::: RECORDED DATA

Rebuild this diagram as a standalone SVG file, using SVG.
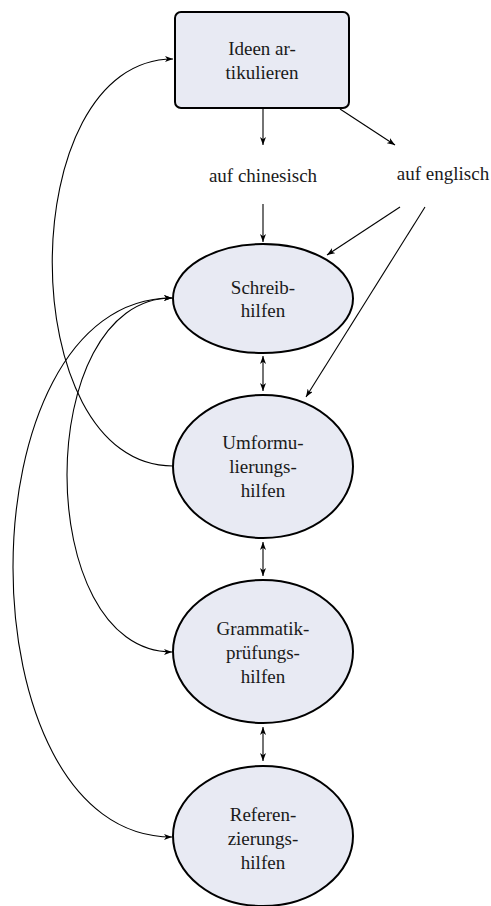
<svg xmlns="http://www.w3.org/2000/svg" width="491" height="906" viewBox="0 0 491 906">
<style>
.node{fill:#e8eaf3;stroke:#000;stroke-width:2}
.t{font-family:"Liberation Serif",serif;font-size:19px;fill:#1a1a1a;text-anchor:middle}
.c{fill:none;stroke:#000;stroke-width:1.1}
</style>
<defs>
<marker id="ah" viewBox="0 0 8 6" refX="8" refY="3" markerWidth="8" markerHeight="6" markerUnits="userSpaceOnUse" orient="auto-start-reverse">
<path d="M0,0 L8,3 L0,6 L2.2,3 z" fill="#000"/>
</marker>
</defs>
<rect width="491" height="906" fill="#fff"/>
<g id="connectors">
<path class="c" d="M263,108 L263,145" marker-end="url(#ah)"/>
<path class="c" d="M340,109 L395,145" marker-end="url(#ah)"/>
<path class="c" d="M263,204 L263,242" marker-end="url(#ah)"/>
<path class="c" d="M400,207 L327,255" marker-end="url(#ah)"/>
<path class="c" d="M425,207 L306,397" marker-end="url(#ah)"/>
<path class="c" d="M263,356 L263,391" marker-start="url(#ah)" marker-end="url(#ah)"/>
<path class="c" d="M263,542 L263,576" marker-start="url(#ah)" marker-end="url(#ah)"/>
<path class="c" d="M263,727 L263,761" marker-start="url(#ah)" marker-end="url(#ah)"/>
<path class="c" d="M173,466 C12,466 12,59 173,59" marker-end="url(#ah)"/>
<path class="c" d="M172,298 C32,298 32,652 172,652" marker-start="url(#ah)" marker-end="url(#ah)"/>
<path class="c" d="M172,298 C-40,298 -40,837 172,837" marker-start="url(#ah)" marker-end="url(#ah)"/>
</g>
<g id="ideen">
<rect class="node" x="175" y="12" width="174" height="96" rx="6"/>
<text class="t" x="262" y="55">Ideen ar-</text>
<text class="t" x="262" y="79">tikulieren</text>
</g>
<g id="chinesisch">
<text class="t" x="263" y="182">auf chinesisch</text>
</g>
<g id="englisch">
<text class="t" x="443" y="180">auf englisch</text>
</g>
<g id="schreib">
<ellipse class="node" cx="263" cy="298.5" rx="90" ry="54.5"/>
<text class="t" x="263" y="294">Schreib-</text>
<text class="t" x="263" y="317">hilfen</text>
</g>
<g id="umform">
<ellipse class="node" cx="263" cy="466.5" rx="90" ry="71.5"/>
<text class="t" x="263" y="449">Umformu-</text>
<text class="t" x="263" y="473">lierungs-</text>
<text class="t" x="263" y="497">hilfen</text>
</g>
<g id="grammatik">
<ellipse class="node" cx="263" cy="651.5" rx="90" ry="71.5"/>
<text class="t" x="263" y="635">Grammatik-</text>
<text class="t" x="263" y="659">prüfungs-</text>
<text class="t" x="263" y="683">hilfen</text>
</g>
<g id="referenz">
<ellipse class="node" cx="263" cy="836" rx="90" ry="70"/>
<text class="t" x="263" y="821">Referen-</text>
<text class="t" x="263" y="845">zierungs-</text>
<text class="t" x="263" y="869">hilfen</text>
</g>
</svg>
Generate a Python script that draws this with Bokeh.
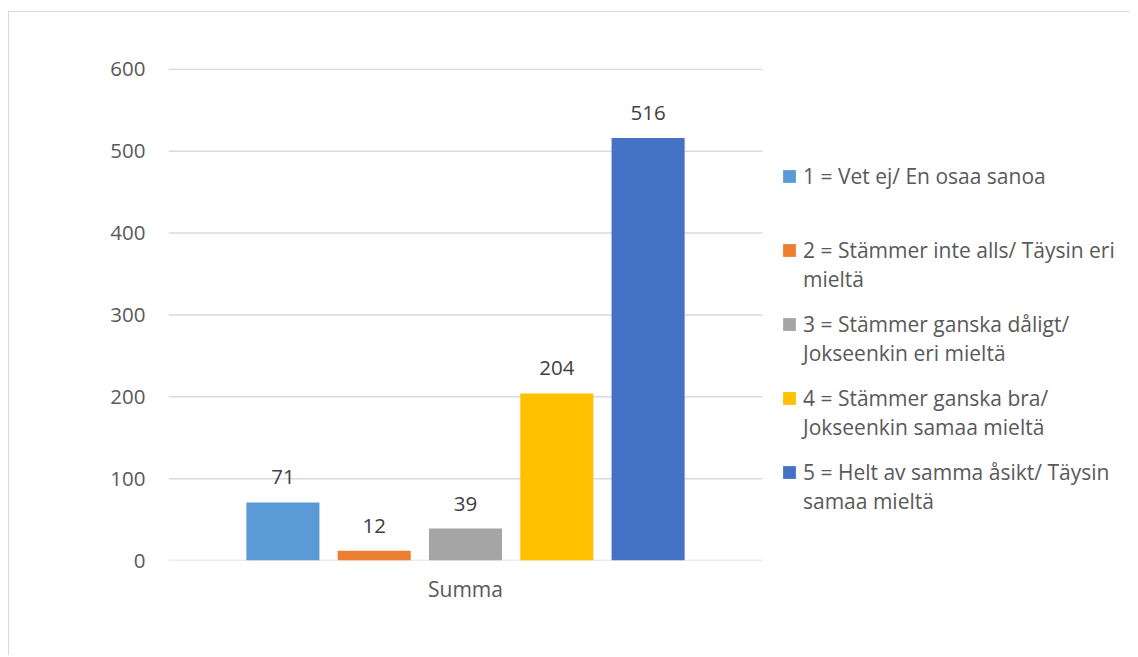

::::::

WHAT TO DO:
Leave the pictures out and print the records above exactly as they stand.

RESULT FOR THIS TASK:
Rebuild this diagram as a standalone SVG file, using SVG.
<svg xmlns="http://www.w3.org/2000/svg" width="491" height="906" viewBox="0 0 491 906">
<style>
.node{fill:#e8eaf3;stroke:#000;stroke-width:2}
.t{font-family:"Liberation Serif",serif;font-size:19px;fill:#1a1a1a;text-anchor:middle}
.c{fill:none;stroke:#000;stroke-width:1.1}
</style>
<defs>
<marker id="ah" viewBox="0 0 8 6" refX="8" refY="3" markerWidth="8" markerHeight="6" markerUnits="userSpaceOnUse" orient="auto-start-reverse">
<path d="M0,0 L8,3 L0,6 L2.2,3 z" fill="#000"/>
</marker>
</defs>
<rect width="491" height="906" fill="#fff"/>
<g id="connectors">
<path class="c" d="M263,108 L263,145" marker-end="url(#ah)"/>
<path class="c" d="M340,109 L395,145" marker-end="url(#ah)"/>
<path class="c" d="M263,204 L263,242" marker-end="url(#ah)"/>
<path class="c" d="M400,207 L327,255" marker-end="url(#ah)"/>
<path class="c" d="M425,207 L306,397" marker-end="url(#ah)"/>
<path class="c" d="M263,356 L263,391" marker-start="url(#ah)" marker-end="url(#ah)"/>
<path class="c" d="M263,542 L263,576" marker-start="url(#ah)" marker-end="url(#ah)"/>
<path class="c" d="M263,727 L263,761" marker-start="url(#ah)" marker-end="url(#ah)"/>
<path class="c" d="M173,466 C12,466 12,59 173,59" marker-end="url(#ah)"/>
<path class="c" d="M172,298 C32,298 32,652 172,652" marker-start="url(#ah)" marker-end="url(#ah)"/>
<path class="c" d="M172,298 C-40,298 -40,837 172,837" marker-start="url(#ah)" marker-end="url(#ah)"/>
</g>
<g id="ideen">
<rect class="node" x="175" y="12" width="174" height="96" rx="6"/>
<text class="t" x="262" y="55">Ideen ar-</text>
<text class="t" x="262" y="79">tikulieren</text>
</g>
<g id="chinesisch">
<text class="t" x="263" y="182">auf chinesisch</text>
</g>
<g id="englisch">
<text class="t" x="443" y="180">auf englisch</text>
</g>
<g id="schreib">
<ellipse class="node" cx="263" cy="298.5" rx="90" ry="54.5"/>
<text class="t" x="263" y="294">Schreib-</text>
<text class="t" x="263" y="317">hilfen</text>
</g>
<g id="umform">
<ellipse class="node" cx="263" cy="466.5" rx="90" ry="71.5"/>
<text class="t" x="263" y="449">Umformu-</text>
<text class="t" x="263" y="473">lierungs-</text>
<text class="t" x="263" y="497">hilfen</text>
</g>
<g id="grammatik">
<ellipse class="node" cx="263" cy="651.5" rx="90" ry="71.5"/>
<text class="t" x="263" y="635">Grammatik-</text>
<text class="t" x="263" y="659">prüfungs-</text>
<text class="t" x="263" y="683">hilfen</text>
</g>
<g id="referenz">
<ellipse class="node" cx="263" cy="836" rx="90" ry="70"/>
<text class="t" x="263" y="821">Referen-</text>
<text class="t" x="263" y="845">zierungs-</text>
<text class="t" x="263" y="869">hilfen</text>
</g>
</svg>
Generate a Python script that draws this with Bokeh.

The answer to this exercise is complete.